▶ **Your task**: Locate each line holding the string "that" and copy it.

▶ **Data section**:

START

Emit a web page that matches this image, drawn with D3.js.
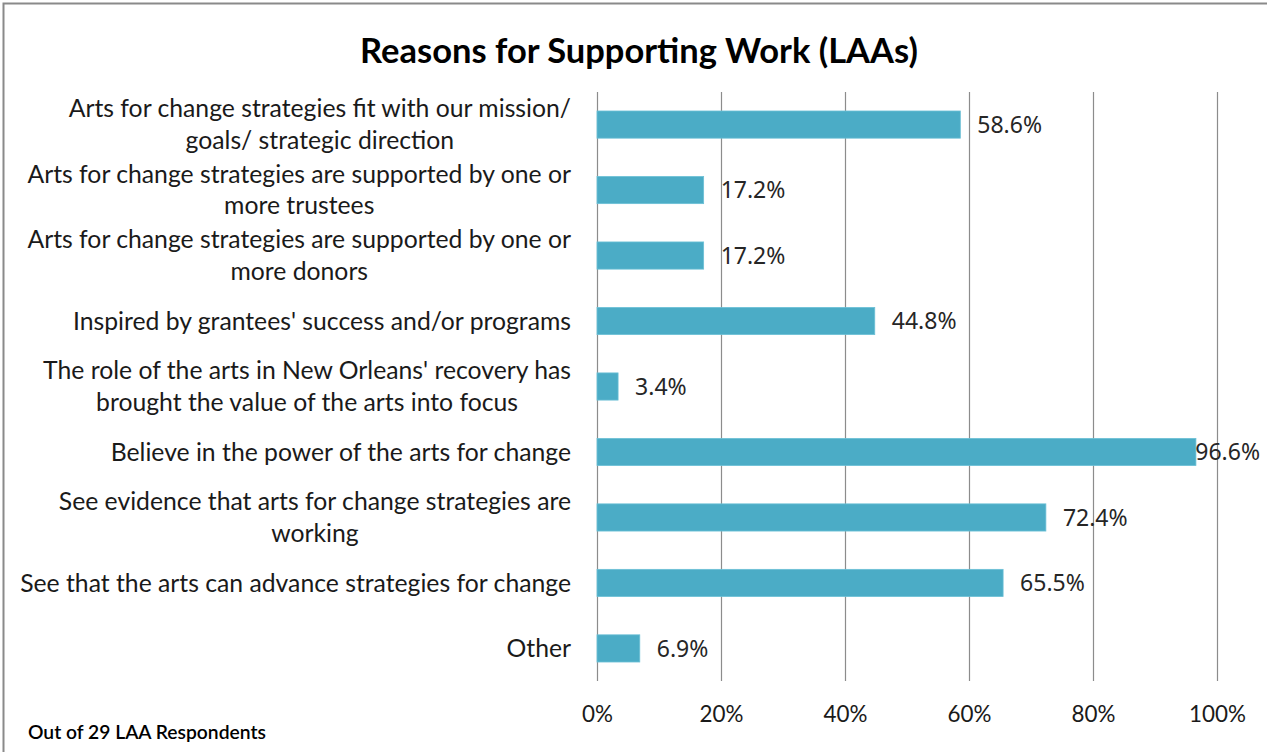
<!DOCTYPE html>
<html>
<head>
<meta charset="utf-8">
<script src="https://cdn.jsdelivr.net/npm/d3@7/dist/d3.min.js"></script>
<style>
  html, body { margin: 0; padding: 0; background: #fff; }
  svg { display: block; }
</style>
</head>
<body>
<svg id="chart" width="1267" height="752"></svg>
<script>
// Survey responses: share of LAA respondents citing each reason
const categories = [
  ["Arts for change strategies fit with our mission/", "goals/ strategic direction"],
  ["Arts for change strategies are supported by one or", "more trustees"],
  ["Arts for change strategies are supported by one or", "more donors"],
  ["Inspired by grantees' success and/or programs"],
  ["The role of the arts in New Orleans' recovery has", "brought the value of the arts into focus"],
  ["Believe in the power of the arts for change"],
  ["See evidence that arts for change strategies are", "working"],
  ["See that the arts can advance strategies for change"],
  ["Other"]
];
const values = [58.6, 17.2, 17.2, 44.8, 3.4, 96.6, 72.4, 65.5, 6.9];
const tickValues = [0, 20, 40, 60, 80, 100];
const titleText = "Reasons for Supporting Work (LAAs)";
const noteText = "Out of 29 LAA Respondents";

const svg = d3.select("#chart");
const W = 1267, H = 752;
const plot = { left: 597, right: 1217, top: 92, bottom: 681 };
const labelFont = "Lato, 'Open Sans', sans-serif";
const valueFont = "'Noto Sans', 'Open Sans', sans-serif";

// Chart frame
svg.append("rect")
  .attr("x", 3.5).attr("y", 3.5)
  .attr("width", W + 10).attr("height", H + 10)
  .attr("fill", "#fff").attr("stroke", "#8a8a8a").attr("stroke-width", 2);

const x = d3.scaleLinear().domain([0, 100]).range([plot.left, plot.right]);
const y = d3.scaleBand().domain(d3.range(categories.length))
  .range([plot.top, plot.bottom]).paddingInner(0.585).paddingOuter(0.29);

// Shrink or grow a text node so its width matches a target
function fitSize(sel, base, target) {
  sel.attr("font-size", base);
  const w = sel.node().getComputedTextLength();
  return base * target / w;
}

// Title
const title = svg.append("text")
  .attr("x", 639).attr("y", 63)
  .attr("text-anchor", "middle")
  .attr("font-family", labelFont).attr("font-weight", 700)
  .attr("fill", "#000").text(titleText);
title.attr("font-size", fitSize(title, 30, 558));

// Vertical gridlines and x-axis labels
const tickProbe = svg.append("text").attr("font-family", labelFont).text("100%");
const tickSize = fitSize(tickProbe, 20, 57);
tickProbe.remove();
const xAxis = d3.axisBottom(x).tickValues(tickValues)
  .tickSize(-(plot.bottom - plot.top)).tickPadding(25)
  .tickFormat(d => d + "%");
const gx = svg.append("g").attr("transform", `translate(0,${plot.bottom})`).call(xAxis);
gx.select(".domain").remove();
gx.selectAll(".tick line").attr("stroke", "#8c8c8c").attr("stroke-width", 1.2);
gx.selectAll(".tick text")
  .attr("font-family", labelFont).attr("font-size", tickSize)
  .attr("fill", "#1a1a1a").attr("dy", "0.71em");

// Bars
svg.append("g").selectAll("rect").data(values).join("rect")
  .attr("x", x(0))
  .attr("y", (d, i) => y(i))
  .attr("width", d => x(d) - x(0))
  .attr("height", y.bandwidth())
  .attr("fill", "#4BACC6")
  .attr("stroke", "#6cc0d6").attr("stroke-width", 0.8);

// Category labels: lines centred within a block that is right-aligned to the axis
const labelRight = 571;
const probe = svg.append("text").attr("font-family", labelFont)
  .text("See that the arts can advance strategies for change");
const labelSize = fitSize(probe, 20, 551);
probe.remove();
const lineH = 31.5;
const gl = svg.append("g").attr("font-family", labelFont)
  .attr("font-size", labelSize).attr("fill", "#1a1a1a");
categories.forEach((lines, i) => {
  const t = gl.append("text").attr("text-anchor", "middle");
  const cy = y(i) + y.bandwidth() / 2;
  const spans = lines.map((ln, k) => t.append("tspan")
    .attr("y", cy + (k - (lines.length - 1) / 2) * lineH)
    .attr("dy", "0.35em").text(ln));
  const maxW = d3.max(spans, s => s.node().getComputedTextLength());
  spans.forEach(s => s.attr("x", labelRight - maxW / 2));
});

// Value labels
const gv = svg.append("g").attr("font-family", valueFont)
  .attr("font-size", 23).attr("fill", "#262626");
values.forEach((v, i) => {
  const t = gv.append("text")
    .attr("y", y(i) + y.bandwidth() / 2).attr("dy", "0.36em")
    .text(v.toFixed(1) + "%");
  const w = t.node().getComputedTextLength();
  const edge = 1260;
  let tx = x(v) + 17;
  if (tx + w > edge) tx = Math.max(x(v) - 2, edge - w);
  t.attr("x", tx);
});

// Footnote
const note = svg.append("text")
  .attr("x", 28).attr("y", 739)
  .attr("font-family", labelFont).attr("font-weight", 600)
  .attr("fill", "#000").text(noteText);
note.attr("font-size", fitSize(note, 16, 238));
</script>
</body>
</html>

END

▶ **Solution to this task**:
Emit a web page that matches this image, drawn with D3.js.
  ["See evidence that arts for change strategies are", "working"],
  ["See that the arts can advance strategies for change"],
// Category labels: lines centred within a block that is right-aligned to the axis
  .text("See that the arts can advance strategies for change");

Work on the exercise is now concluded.